William Blake

Blind Mans Buff - Analysis

A winter room that wants to stay harmless

Blake begins by building a snug, almost stage-lit picture of communal warmth, and the poem’s central claim grows out of that comfort: the same crowd-pleasure that makes play feel safe can also produce cruelty and chaos unless it is checked by agreed rules. The opening keeps returning to surfaces that glow and glitter: silver snow, a jewel at the shepherd’s nose, a hearth so red, walls so fair. Even the furniture is made to look ceremonial: well-wash’d stools set a circling row. The tone here is warmly domestic, as if the room itself is conspiring to keep winter outside and everybody inside in good spirits.

But that coziness is also a kind of pressure cooker. The party’s pleasures include little stings—literally, since The lasses prick the lads with pins—and the poem quietly suggests that friendliness and aggression aren’t cleanly separable. The flirtations and jokes (the laughing jest, the love-sick tale) don’t disappear when the game begins; they simply change form.

The game as a laboratory for power

When Blind man’s Buff is called, the poem doesn’t treat it as innocent children’s sport; it becomes a test of who can control whom. The ritual clearing of space—clear the hall—feels like making an arena. The blindfold itself is held up as public authority: blear-eyed Will the black lot holds, and then the room enforces a sudden hush: Silence! hush!. Even before anyone is hurt, the fun depends on uneven knowledge: one person is made vulnerable for everyone else’s entertainment, and the crowd polices the moment so the trap can spring cleanly.

Blake lets the comedy run, but he keeps showing how quickly teasing becomes humiliation. Dolly gets yanked from her stool and kiss’d the ground, and we are made to notice her sidelong glance at hob-nail Dick—a detail that turns a pratfall into social exposure. The laughter is not just laughter; it’s a kind of public judgment, and the game gives the group permission to deliver it.

Cheating breaks the spell, then blood does

The poem’s hinge comes when unfairness enters openly. Roger ties his head up but not his eyes; he peers thro’ the slender cloth and lunges with advantage. The moral is immediate and blunt—Where cheating is, there’s mischief there—but Blake earns it by showing how the room’s trust collapses into surveillance: He sees! he sees! The tone tightens; play becomes accusation.

Then Dick, mischief bent upon a trick, turns the game into a physical hazard by placing his body in the blind man’s path. The fall is narrated like a small catastrophe: crimson drops stain the ground, Confusion startles all around. At that moment the poem insists on human fragility—Alas, how frail / Our best of hopes—as if the room’s earlier warmth was always one misstep away from turning into emergency. The community scrambles into care: Poor piteous Dick supports his head, Kitty brings a key to deliver cold relief down the back, and the blood is stay’d. The same group that enjoyed someone’s blindness now must manage real injury, and the laughter has no place to go.

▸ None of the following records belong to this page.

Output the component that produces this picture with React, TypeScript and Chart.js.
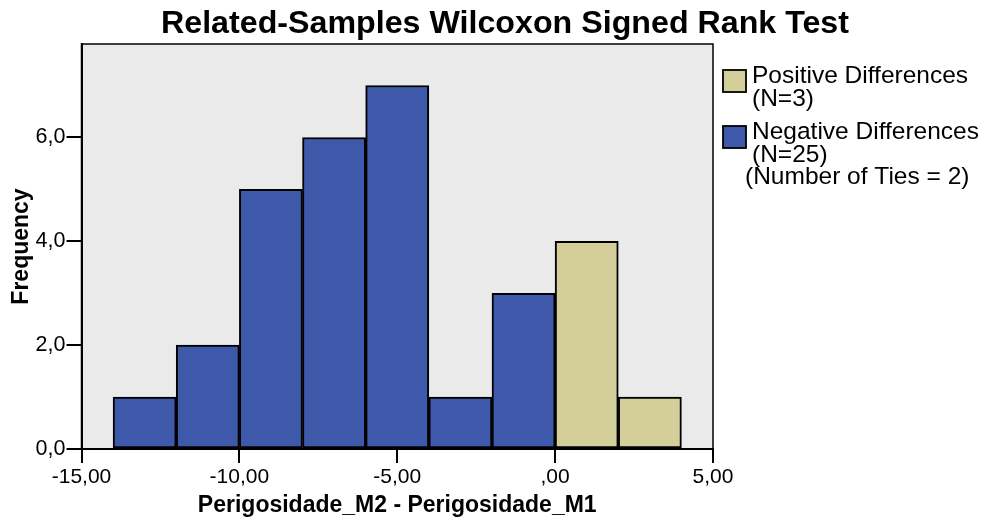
import React, { useEffect, useRef } from "react";
import { Chart, registerables } from "chart.js";

Chart.register(...registerables);

const titleText = "Related-Samples Wilcoxon Signed Rank Test";
const xTitle = "Perigosidade_M2 - Perigosidade_M1";
const yTitle = "Frequency";

// histogram bins (width 2): centres and frequencies
const negCenters = [-13, -11, -9, -7, -5, -3, -1];
const negFreq = [1, 2, 5, 6, 7, 1, 3];
const posCenters = [1, 3];
const posFreq = [4, 1];

const xTickValues = [-15, -10, -5, 0, 5];
const yTickValues = [0, 2, 4, 6];

const posLegend = ["Positive Differences", "(N=3)"];
const negLegend = ["Negative Differences", "(N=25)"];
const tiesNote = "(Number of Ties = 2)";

const BLUE = "#3E58AA";
const TAN = "#D4CF9A";
const BG = "#EAEAEA";
const FONT = "'Liberation Sans', Arial, sans-serif";

function fmtX(v: number): string {
  const s = Math.abs(v).toFixed(2).replace(".", ",");
  const t = s.startsWith("0,") ? s.slice(1) : s;
  return (v < 0 ? "-" : "") + t;
}
function fmtY(v: number): string {
  return v.toFixed(1).replace(".", ",");
}

const decorPlugin = {
  id: "decor",
  beforeDraw(chart: any) {
    const { ctx, chartArea: a } = chart;
    ctx.save();
    ctx.fillStyle = "#ffffff";
    ctx.fillRect(0, 0, chart.width, chart.height);
    ctx.fillStyle = BG;
    ctx.fillRect(a.left, a.top, a.right - a.left, a.bottom - a.top);
    ctx.strokeStyle = "#000";
    ctx.lineWidth = 1.5;
    ctx.strokeRect(a.left, a.top, a.right - a.left, a.bottom - a.top);
    ctx.restore();
  },
  afterDraw(chart: any) {
    const { ctx } = chart;
    ctx.save();
    // title
    ctx.font = `bold 30px ${FONT}`;
    ctx.fillStyle = "#000";
    ctx.textBaseline = "alphabetic";
    ctx.textAlign = "center";
    const w = ctx.measureText(titleText).width;
    const target = 688;
    ctx.translate(505, 33);
    ctx.scale(target / w, 1.04);
    ctx.fillText(titleText, 0, 0);
    ctx.restore();

    // legend
    ctx.save();
    ctx.font = `24.5px ${FONT}`;
    ctx.textAlign = "left";
    ctx.textBaseline = "alphabetic";
    const items = [
      { color: TAN, lines: posLegend, boxY: 70, textY: 83 },
      { color: BLUE, lines: negLegend, boxY: 126, textY: 139 },
    ];
    items.forEach((it) => {
      ctx.fillStyle = it.color;
      ctx.fillRect(723, it.boxY, 23, 22);
      ctx.strokeStyle = "#000";
      ctx.lineWidth = 1.8;
      ctx.strokeRect(723, it.boxY, 23, 22);
      ctx.fillStyle = "#000";
      it.lines.forEach((l, i) => ctx.fillText(l, 752, it.textY + i * 22.5));
    });
    ctx.fillText(tiesNote, 745, 184);
    ctx.restore();
  },
};

export default function App() {
  const ref = useRef<HTMLCanvasElement>(null);
  useEffect(() => {
    document.body.style.margin = "0";
    const chart = new Chart(ref.current!, {
      type: "bar",
      data: {
        datasets: [
          {
            label: "Negative Differences",
            data: negCenters.map((x, i) => ({ x, y: negFreq[i] })),
            backgroundColor: BLUE,
            borderColor: "#000",
            borderWidth: 2,
            borderSkipped: false,
            barPercentage: 1,
            categoryPercentage: 1,
            grouped: false,
          } as any,
          {
            label: "Positive Differences",
            data: posCenters.map((x, i) => ({ x, y: posFreq[i] })),
            backgroundColor: TAN,
            borderColor: "#000",
            borderWidth: 2,
            borderSkipped: false,
            barPercentage: 1,
            categoryPercentage: 1,
            grouped: false,
          } as any,
        ],
      },
      options: {
        animation: false,
        responsive: false,
        layout: { padding: { left: 0, top: 44, right: 271, bottom: 0 } },
        plugins: {
          legend: { display: false },
          title: { display: false },
          tooltip: { enabled: false },
        },
        scales: {
          x: {
            type: "linear",
            min: -15,
            max: 5,
            offset: false,
            afterBuildTicks: (s: any) => {
              s.ticks = xTickValues.map((v) => ({ value: v }));
            },
            afterFit: (s: any) => {
              s.height = 76;
            },
            ticks: {
              callback: (v: any) => fmtX(Number(v)),
              color: "#000",
              font: { family: FONT, size: 21 },
              padding: 2,
              maxRotation: 0,
            },
            grid: { drawOnChartArea: false, offset: false, tickLength: 14, color: "#000", lineWidth: 2 },
            border: { color: "#000", width: 2 },
            title: {
              display: true,
              text: xTitle,
              color: "#000",
              font: { family: FONT, size: 23, weight: "bold" },
              padding: { top: 0, bottom: 6 },
            },
          },
          y: {
            type: "linear",
            min: 0,
            max: 7.8,
            afterBuildTicks: (s: any) => {
              s.ticks = yTickValues.map((v) => ({ value: v }));
            },
            afterFit: (s: any) => {
              s.width = 81.5;
            },
            ticks: {
              callback: (v: any) => fmtY(Number(v)),
              color: "#000",
              font: { family: FONT, size: 21.5 },
              padding: 1,
            },
            grid: { drawOnChartArea: false, tickLength: 15, color: "#000", lineWidth: 2 },
            border: { color: "#000", width: 2 },
            title: {
              display: true,
              text: yTitle,
              color: "#000",
              font: { family: FONT, size: 23, weight: "bold" },
              padding: { top: 8, bottom: 0 },
            },
          },
        },
      } as any,
      plugins: [decorPlugin],
    });
    return () => chart.destroy();
  }, []);
  return (
    <div style={{ width: 984, height: 525 }}>
      <canvas ref={ref} width={984} height={525} />
    </div>
  );
}
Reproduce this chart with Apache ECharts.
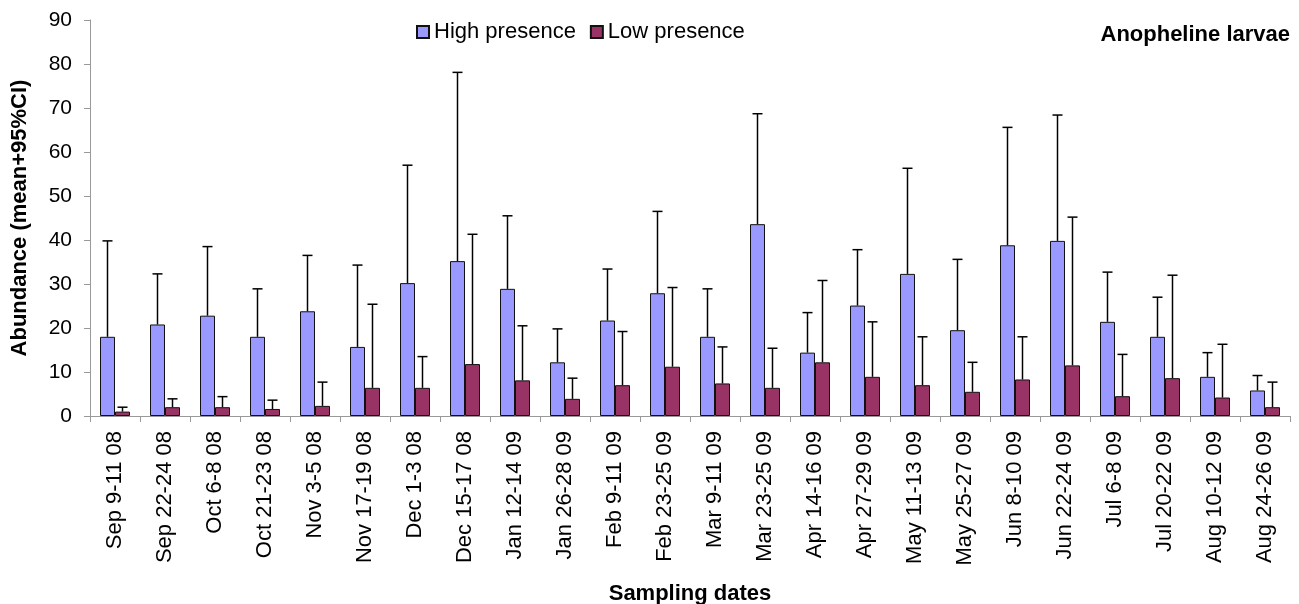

From household rule to national law

Blake’s ending makes its boldest move by refusing to keep this lesson private. The poem pivots from the fortunes of the game to an argument about public order: those who impose the blindfold should Stand in his stead. In other words, responsibility belongs to the watchers, not just the one who stumbles. That principle becomes the seed of law itself: once people were first a nation grown, they lived Lawless until one man lay in another’s way, and then laws were made to keep fair play. The poem turns a parlor into a political origin story: rules are not anti-joy; they are what keep joy from turning into harm.

A sharper question the poem won’t let go

If the group’s pleasure depends on making someone hood-wink’d, what does it mean that the proposed cure is more regulation rather than less spectacle? Blake seems to suggest that we never fully give up the desire to watch another person grope in the dark; we only decide whether we will also accept the burden of protecting them when the furniture, or the crowd itself, becomes the obstacle.

The poem’s final mood: chastened, not joyless

By the end, the tone has shifted from rosy hearth-light to sober instruction, yet it doesn’t simply scold. The poem preserves the scene’s vivid sociability—ale, stools, pushes, rhymes—while insisting that the line between sport and harm is thin. Its tension is the tension of any community: people want freedom (liberty) and also want safety, and Blake shows, in a room full of neighbors, how quickly one becomes dangerous without the other.